January 09, 2012


Marwencol is the story of a captivating man named Mark Hogancamp. At 38, Mark lost most of his memory after suffering brain damage from a brutal bar attack. He finds fragments of himself and his past through photographs, sketchbooks and disturbing “drunk journals” written during his years battling alcoholism. After his Medicaid-covered therapy runs out Mark finds solace and inspiration in a second world, one sixth the scale of ours. He christens it “Marwencol”, a World War II-era town in Belgium that he creates in his own backyard.

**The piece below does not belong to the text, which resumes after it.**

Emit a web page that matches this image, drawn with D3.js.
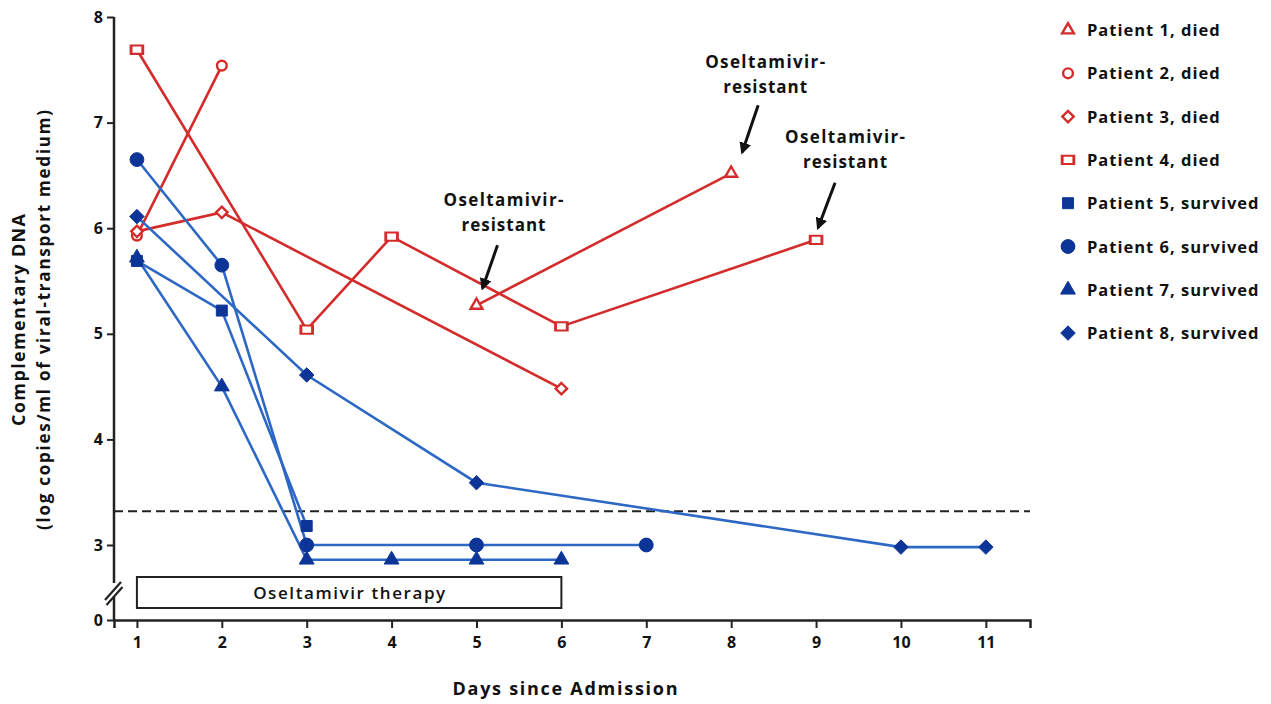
<!DOCTYPE html>
<html><head><meta charset="utf-8">
<script src="https://cdn.jsdelivr.net/npm/d3@7"></script>
<style>
body{margin:0;background:#fff;}
text{font-family:"Open Sans",sans-serif;font-weight:700;fill:#111;}
</style></head>
<body><svg id="c" width="1271" height="704"></svg>
<script>
const days = [1,2,3,4,5,6,7,8,9,10,11];
const yTicks = [0,3,4,5,6,7,8];
const patients = ["Patient 1, died","Patient 2, died","Patient 3, died","Patient 4, died",
  "Patient 5, survived","Patient 6, survived","Patient 7, survived","Patient 8, survived"];
const p1 = [[5,5.27],[8,6.52]];
const p2 = [[1,5.93],[2,7.54]];
const p3 = [[1,5.97],[2,6.15],[6,4.48]];
const p4 = [[1,7.69],[3,5.04],[4,5.92],[6,5.07],[9,5.89]];
const p5 = [[1,5.69],[2,5.22],[3,3.18]];
const p6 = [[1,6.65],[2,5.65],[3,3.0],[5,3.0],[7,3.0]];
const p7 = [[1,5.72],[2,4.50],[3,2.86],[4,2.86],[5,2.86],[6,2.86]];
const p8 = [[1,6.11],[3,4.61],[5,3.59],[10,2.98],[11,2.98]];
const detectionLimit = 3.32;
const therapy = [1,6];
const annotations = [
  {pt:[8,6.52], text:["Oseltamivir-","resistant"]},
  {pt:[9,5.89], text:["Oseltamivir-","resistant"]},
  {pt:[5,5.27], text:["Oseltamivir-","resistant"]}
];

const series = [p1,p2,p3,p4,p5,p6,p7,p8];
const RED="#d42b2b", BLUE_L="#2d68c4", BLUE_M="#0c3597";
const sq45 = {draw(ctx,size){const r=Math.sqrt(size/2);ctx.moveTo(0,-r);ctx.lineTo(r,0);ctx.lineTo(0,r);ctx.lineTo(-r,0);ctx.closePath();}};
const shapes=[d3.symbolTriangle,d3.symbolCircle,sq45,d3.symbolSquare,
  d3.symbolSquare,d3.symbolCircle,d3.symbolTriangle,sq45];
const sizes=[60,75,65,95,120,150,95,105];

const svg=d3.select("#c");
const x=d3.scaleLinear().domain([0.73,11.52]).range([114,1030]);
const y=d3.scaleLinear().domain([0,2.6,8]).range([620,17+5.4*105.6,17]);

// axes
const gx=svg.append("g").attr("transform","translate(0,620)")
  .call(d3.axisBottom(x).tickValues(days).tickSize(8).tickPadding(9).tickFormat(d3.format("d")));
gx.select(".domain").attr("stroke","#222").attr("stroke-width",2.5);
gx.selectAll(".tick line").attr("stroke","#222").attr("stroke-width",2);
gx.selectAll(".tick text").style("font-size","16px").attr("fill","#111");

const gy=svg.append("g").attr("transform","translate(114,0)")
  .call(d3.axisLeft(y).tickValues(yTicks).tickSize(7).tickPadding(4).tickFormat(d3.format("d")));
gy.select(".domain").remove();
gy.selectAll(".tick line").attr("stroke","#222").attr("stroke-width",2);
gy.selectAll(".tick text").style("font-size","16px").attr("fill","#111");
svg.append("line").attr("x1",114).attr("x2",114).attr("y1",y(8)).attr("y2",583).attr("stroke","#222").attr("stroke-width",2.5);
svg.append("line").attr("x1",114).attr("x2",114).attr("y1",597).attr("y2",621).attr("stroke","#222").attr("stroke-width",2.5);
[0,5].forEach(o=>{
  svg.append("line").attr("x1",105+o*0.3).attr("y1",600+o).attr("x2",121+o*0.3).attr("y2",582+o)
    .attr("stroke","#222").attr("stroke-width",2.2);
});

// detection limit
svg.append("line").attr("x1",114).attr("x2",1030).attr("y1",y(detectionLimit)).attr("y2",y(detectionLimit))
  .attr("stroke","#222").attr("stroke-width",2).attr("stroke-dasharray","9,5");

// therapy box
svg.append("rect").attr("x",x(therapy[0])).attr("y",577).attr("width",x(therapy[1])-x(therapy[0])).attr("height",31)
  .attr("fill","#fff").attr("stroke","#222").attr("stroke-width",2);
svg.append("text").attr("x",(x(therapy[0])+x(therapy[1]))/2).attr("y",599).attr("text-anchor","middle")
  .style("font-size","17px").style("font-weight","600").attr("textLength",192).attr("lengthAdjust","spacing").text("Oseltamivir therapy");

// lines
const line=d3.line().x(d=>x(d[0])).y(d=>y(d[1]));
series.forEach((s,i)=>{
  svg.append("path").attr("d",line(s)).attr("fill","none")
    .attr("stroke",i<4?RED:BLUE_L).attr("stroke-width",2.6);
});
function drawSym(g,i,cx,cy){
  const open=i<4;
  g.append("path").attr("d",d3.symbol().type(shapes[i]).size(sizes[i])())
    .attr("transform",`translate(${cx},${cy})${i===3?" scale(1.2,0.85)":""}`)
    .attr("fill",open?"#fff":BLUE_M).attr("stroke",open?RED:BLUE_M).attr("stroke-width",open?2.4:1);
}
series.forEach((s,i)=>{
  s.forEach(d=>drawSym(svg,i,x(d[0]),y(d[1])));
});

// annotations
svg.append("defs").append("marker").attr("id","ah").attr("viewBox","0 0 10 10").attr("refX",8).attr("refY",5)
  .attr("markerWidth",4).attr("markerHeight",4).attr("orient","auto")
  .append("path").attr("d","M0,0L10,5L0,10z").attr("fill","#111");
const annoOff=[{tx:34,ty:-105,ax0:27,ay0:-68,ax1:11,ay1:-21},
  {tx:29,ty:-97,ax0:19,ay0:-57,ax1:2,ay1:-12},
  {tx:27,ty:-99,ax0:21,ay0:-60,ax1:6,ay1:-17}];
annotations.forEach((a,k)=>{
  const px=x(a.pt[0]), py=y(a.pt[1]), o=annoOff[k];
  a.text.forEach((t,j)=>svg.append("text").attr("x",px+o.tx).attr("y",py+o.ty+j*25)
    .attr("text-anchor","middle").style("font-size","17px")
    .attr("textLength",j===0?120:84).attr("lengthAdjust","spacing").text(t));
  svg.append("line").attr("x1",px+o.ax0).attr("y1",py+o.ay0).attr("x2",px+o.ax1).attr("y2",py+o.ay1)
    .attr("stroke","#111").attr("stroke-width",3).attr("marker-end","url(#ah)");
});

// axis titles
svg.append("text").attr("x",565).attr("y",695).attr("text-anchor","middle").style("font-size","18px")
  .attr("textLength",225).attr("lengthAdjust","spacing").text("Days since Admission");
svg.append("text").attr("transform","translate(25,320) rotate(-90)").attr("text-anchor","middle").style("font-size","18px")
  .attr("textLength",212).attr("lengthAdjust","spacing").text("Complementary DNA");
svg.append("text").attr("transform","translate(50,320) rotate(-90)").attr("text-anchor","middle").style("font-size","17px")
  .attr("textLength",420).attr("lengthAdjust","spacing").text("(log copies/ml of viral-transport medium)");

// legend
const lg=svg.append("g");
patients.forEach((p,i)=>{
  const ly=30+i*43.3;
  drawSym(lg,i,1068,ly);
  lg.append("text").attr("x",1087).attr("y",ly+6).style("font-size","16.5px").style("letter-spacing","1px").text(p);
});
</script></body></html>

Mark creates an alter ego in a doll: a handsome soldier with bravado and chiseled plastic features, a tough-guy leather jacket, a harem of twenty seven Barbies, and a thirst for the dark stuff; coffee that is, even though he owns the best bar in town. Other dolls represent friends, co-workers and family from Mark’s own life and help to complete his lavish story-lines. Hogancamp’s attention to detail is a testament to the creativity that stills lies within him.

Director Jeff Malmberg treats his subject with care and you never get the feeling that Mark’s disability or situation is being exploited. It feels intimate, maybe sometimes uncomfortably so, like you’re just hanging out with Mark and his dolls on a Tuesday or something. You feel for him when his work is discovered by an art magazine, and later a gallery in New York. The unsolicited attention causes Mark to face the real world that he has left behind. 

It's a fascinating film, worth watching.